Some argued mainstream media had taken Mr. Trump literally while his followers were more pragmatic and believed he would deliver on his promises to make change—even if it didn’t start right away. Others argued the Trump moves were a natural part of going from campaigning to actually governing, which could take a little more nuance, patience and negotiation.
There may be some truth to all of the analysis, but there is one plank in the Trump platform and campaign playbook that cannot be denied or softened: The embrace of Whiteness and the fears and concerns of disaffected Whites.
Mr. Trump looked into a 60 Minutes camera and called for an end to any racial assault and hatred coming out of the divisive campaign. But what he didn’t do was admit the deep fear that exists and how divided the country is across racial and other lines. In the 60 Minutes interview he denied hearing much about the anti-Trump protests, post-election violence and racist acts targeting non-Whites across the country. He again placed part of the blame for demonstrations on professional protestors paid to make him look bad.
Trump surrogates echoed that same script. They were unwilling to acknowledge how Mr. Trump’s rhetoric against immigrants, against Mexicans, against Muslims, promises to pay legal expenses for anyone knocking out a protestor at one rally, misogynistic comments and charges of sexual assaults had helped push the country to the edge.
But such rhetoric freed the Whites who gave him victories, by small margins in the battleground states, and ushered him into the White House.
His biggest nod to White victimology and White suffering was the appointment of Steve Bannon, who served as an important campaign aide and anti-GOP establishment voice, as his chief strategist. Mr. Bannon’s appointment was announced alongside the naming of his new chief of staff, former Republican National Committee Chair Reince Preibus.

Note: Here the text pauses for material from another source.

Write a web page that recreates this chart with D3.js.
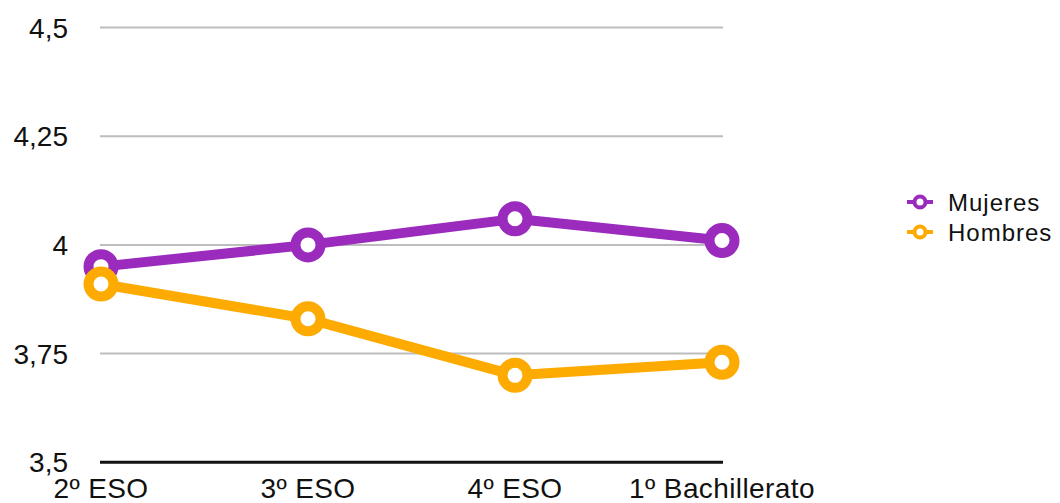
<!DOCTYPE html>
<html>
<head>
<meta charset="utf-8">
<script src="https://cdn.jsdelivr.net/npm/d3@7"></script>
<style>
  html, body { margin: 0; padding: 0; background: #fff; }
  svg { display: block; font-family: "Liberation Sans", Arial, Helvetica, sans-serif; }
</style>
</head>
<body>
<svg id="chart" width="1060" height="503"></svg>
<script>
// Course levels along the x axis
const categories = ["2º ESO", "3º ESO", "4º ESO", "1º Bachillerato"];
// Mean scores per group
const mujeres = [3.95, 4.00, 4.06, 4.01];
const hombres = [3.91, 3.83, 3.70, 3.73];
// Y axis ticks and labels
const yTicks = [3.5, 3.75, 4, 4.25, 4.5];
const yTickLabels = ["3,5", "3,75", "4", "4,25", "4,5"];

const seriesNames = ["Mujeres", "Hombres"];
const seriesColors = ["#9b2bbd", "#fdab00"];
const seriesValues = [mujeres, hombres];

const svg = d3.select("#chart");
const plotLeft = 101, plotRight = 722, plotTop = 27.5, plotBottom = 462.3;

const x = d3.scalePoint().domain(categories).range([plotLeft, plotRight]);
const y = d3.scaleLinear().domain([3.5, 4.5]).range([plotBottom, plotTop]);

// Horizontal grid lines
svg.append("g")
  .selectAll("line")
  .data(yTicks.filter(t => t !== 3.5))
  .join("line")
  .attr("x1", plotLeft - 1).attr("x2", plotRight + 1)
  .attr("y1", d => y(d)).attr("y2", d => y(d))
  .attr("stroke", "#bdbdbd").attr("stroke-width", 2);

// Baseline
svg.append("line")
  .attr("x1", plotLeft - 1).attr("x2", plotRight + 1)
  .attr("y1", y(3.5)).attr("y2", y(3.5))
  .attr("stroke", "#111").attr("stroke-width", 3);

// Y tick labels
svg.append("g")
  .selectAll("text")
  .data(yTicks)
  .join("text")
  .attr("x", 68)
  .attr("y", d => y(d))
  .attr("dy", "0.36em")
  .attr("text-anchor", "end")
  .attr("font-size", 28)
  .attr("fill", "#111")
  .text((d, i) => yTickLabels[i]);

// X tick labels
svg.append("g")
  .selectAll("text")
  .data(categories)
  .join("text")
  .attr("x", d => x(d))
  .attr("y", 498)
  .attr("text-anchor", "middle")
  .attr("font-size", 28)
  .attr("letter-spacing", 0.4)
  .attr("fill", "#111")
  .text(d => d);

// Series lines and markers
const line = d3.line()
  .x((d, i) => x(categories[i]))
  .y(d => y(d));

seriesValues.forEach((vals, s) => {
  const g = svg.append("g");
  g.append("path")
    .datum(vals)
    .attr("d", line)
    .attr("fill", "none")
    .attr("stroke", seriesColors[s])
    .attr("stroke-width", 10)
    .attr("stroke-linejoin", "round");
  g.selectAll("circle")
    .data(vals)
    .join("circle")
    .attr("cx", (d, i) => x(categories[i]))
    .attr("cy", d => y(d))
    .attr("r", 12.5)
    .attr("fill", "#fff")
    .attr("stroke", seriesColors[s])
    .attr("stroke-width", 10);
});

// Legend
const legend = svg.append("g");
seriesNames.forEach((name, i) => {
  const cy = 202 + i * 30;
  legend.append("line")
    .attr("x1", 907).attr("x2", 933)
    .attr("y1", cy).attr("y2", cy)
    .attr("stroke", seriesColors[i]).attr("stroke-width", 4);
  legend.append("circle")
    .attr("cx", 920).attr("cy", cy).attr("r", 5.5)
    .attr("fill", "#fff")
    .attr("stroke", seriesColors[i]).attr("stroke-width", 4);
  legend.append("text")
    .attr("x", 948).attr("y", cy)
    .attr("dy", "0.36em")
    .attr("font-size", 24)
    .attr("letter-spacing", 1)
    .attr("fill", "#111")
    .text(name);
});
</script>
</body>
</html>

The Washington Post reported “Bannon and Breitbart were credited with honing Trump’s message against globalism, and unleashing his say-anything approach to talking about terror and immigrant crime.”

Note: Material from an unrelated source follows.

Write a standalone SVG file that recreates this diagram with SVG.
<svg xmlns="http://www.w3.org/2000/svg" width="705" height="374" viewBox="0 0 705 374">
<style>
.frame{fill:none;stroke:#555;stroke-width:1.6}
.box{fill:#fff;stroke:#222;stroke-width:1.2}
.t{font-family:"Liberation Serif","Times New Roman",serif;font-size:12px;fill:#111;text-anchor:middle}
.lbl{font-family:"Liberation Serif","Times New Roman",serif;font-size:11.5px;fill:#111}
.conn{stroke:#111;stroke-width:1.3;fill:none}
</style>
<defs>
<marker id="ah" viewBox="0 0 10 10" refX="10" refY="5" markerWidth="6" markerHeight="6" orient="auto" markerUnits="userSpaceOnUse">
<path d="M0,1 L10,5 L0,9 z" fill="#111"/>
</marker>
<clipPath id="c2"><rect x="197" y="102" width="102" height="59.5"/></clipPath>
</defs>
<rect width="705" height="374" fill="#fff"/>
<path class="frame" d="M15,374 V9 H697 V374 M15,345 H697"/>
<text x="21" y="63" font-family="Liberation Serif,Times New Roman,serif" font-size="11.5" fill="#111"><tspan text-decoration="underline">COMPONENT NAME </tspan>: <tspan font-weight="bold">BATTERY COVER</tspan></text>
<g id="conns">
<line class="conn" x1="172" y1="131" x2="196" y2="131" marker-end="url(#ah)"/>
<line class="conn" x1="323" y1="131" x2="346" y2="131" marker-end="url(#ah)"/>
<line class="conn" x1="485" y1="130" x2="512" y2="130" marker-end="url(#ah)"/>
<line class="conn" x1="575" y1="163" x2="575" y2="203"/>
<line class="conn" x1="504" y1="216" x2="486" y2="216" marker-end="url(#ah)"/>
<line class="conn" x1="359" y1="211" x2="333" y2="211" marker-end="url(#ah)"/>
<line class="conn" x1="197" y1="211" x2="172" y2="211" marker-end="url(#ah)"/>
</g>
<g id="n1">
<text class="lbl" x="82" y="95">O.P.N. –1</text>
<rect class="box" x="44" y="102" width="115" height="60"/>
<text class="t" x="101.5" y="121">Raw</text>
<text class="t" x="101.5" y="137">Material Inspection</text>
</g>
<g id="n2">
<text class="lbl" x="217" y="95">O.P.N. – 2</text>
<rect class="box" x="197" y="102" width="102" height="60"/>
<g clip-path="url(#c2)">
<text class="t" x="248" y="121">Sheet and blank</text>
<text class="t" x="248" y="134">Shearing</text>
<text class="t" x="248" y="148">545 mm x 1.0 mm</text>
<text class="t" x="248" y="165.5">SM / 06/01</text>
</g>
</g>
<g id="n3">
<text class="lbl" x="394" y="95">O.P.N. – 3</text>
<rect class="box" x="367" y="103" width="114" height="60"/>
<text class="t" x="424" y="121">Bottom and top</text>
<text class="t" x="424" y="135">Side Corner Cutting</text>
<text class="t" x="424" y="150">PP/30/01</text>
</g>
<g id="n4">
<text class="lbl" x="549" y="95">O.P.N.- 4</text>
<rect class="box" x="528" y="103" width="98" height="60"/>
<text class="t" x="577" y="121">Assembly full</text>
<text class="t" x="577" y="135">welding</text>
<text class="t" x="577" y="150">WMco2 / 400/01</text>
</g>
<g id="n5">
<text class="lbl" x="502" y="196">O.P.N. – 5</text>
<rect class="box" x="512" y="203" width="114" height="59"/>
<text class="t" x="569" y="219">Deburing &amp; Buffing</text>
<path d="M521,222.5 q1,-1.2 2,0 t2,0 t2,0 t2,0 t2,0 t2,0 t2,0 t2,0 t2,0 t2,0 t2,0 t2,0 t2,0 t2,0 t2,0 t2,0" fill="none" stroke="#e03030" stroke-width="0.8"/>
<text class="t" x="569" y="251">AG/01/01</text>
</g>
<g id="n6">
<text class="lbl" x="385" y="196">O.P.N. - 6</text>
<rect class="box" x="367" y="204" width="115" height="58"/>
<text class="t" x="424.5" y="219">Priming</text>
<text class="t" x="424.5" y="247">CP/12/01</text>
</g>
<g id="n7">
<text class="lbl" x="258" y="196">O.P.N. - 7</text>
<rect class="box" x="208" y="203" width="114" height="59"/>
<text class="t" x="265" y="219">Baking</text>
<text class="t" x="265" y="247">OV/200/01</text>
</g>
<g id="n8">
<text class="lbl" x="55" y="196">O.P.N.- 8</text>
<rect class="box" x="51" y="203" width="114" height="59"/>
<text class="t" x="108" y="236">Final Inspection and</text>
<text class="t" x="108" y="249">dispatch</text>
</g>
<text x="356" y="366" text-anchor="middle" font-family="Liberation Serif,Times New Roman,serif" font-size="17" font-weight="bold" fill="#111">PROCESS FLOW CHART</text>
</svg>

The New York Times noted “a chorus of critics took to Twitter to lament what they said was a frightening normalization of the fringe views that Mr. Bannon promoted as the chairman of Breitbart News. The site has for years given voice to anti-Semitic, racist and white nationalist ideology.
“The Council on American-Islamic Relations said Mr. Bannon’s selection ‘sends the disturbing message that anti-Muslim conspiracy theories and white nationalist ideology will be welcome in the White House.’ ”
“The racist, fascist extreme right is represented footsteps from the Oval Office,” said John Weaver, a Republican strategist who ran the presidential campaign of Gov. John R. Kasich of Ohio and previously advised Senator John McCain of Arizona, in the Times piece. “Be very vigilant, America.”
Ana Navarro, a Republican strategist and anti-Trump voiced, tweeted: “Oh, hell! White supremacist, anti gay, anti Semite, vindictive, scary-ass dude named Senior Strategist. After vomiting, be afraid, America.”
“The appointment of Steve Bannon to a senior position within the White House does very little in the interest of healing our country following months of contentious campaign rhetoric from President-elect Trump. Bannon’s appointment is a cold slap in the face to those of us who are working to mend race relations in America, and it further divides our country along the lines of hate and bigotry,” said Congressional Black Caucus Chairman G. K. Butterfield (D-N.C.). “President-elect Trump must work to bring us together and his appointment of Steve Bannon sends an alarming signal that he remains loyal to the animosity and hatred that was the core of his campaign.”
The other issues are negotiable and there is room to change and morph. What Mr. Trump cannot afford to do is to alienate or deny the White malaise that swept him into office. They want one thing: Make America White again. Then, they believe, everything else will fall into place.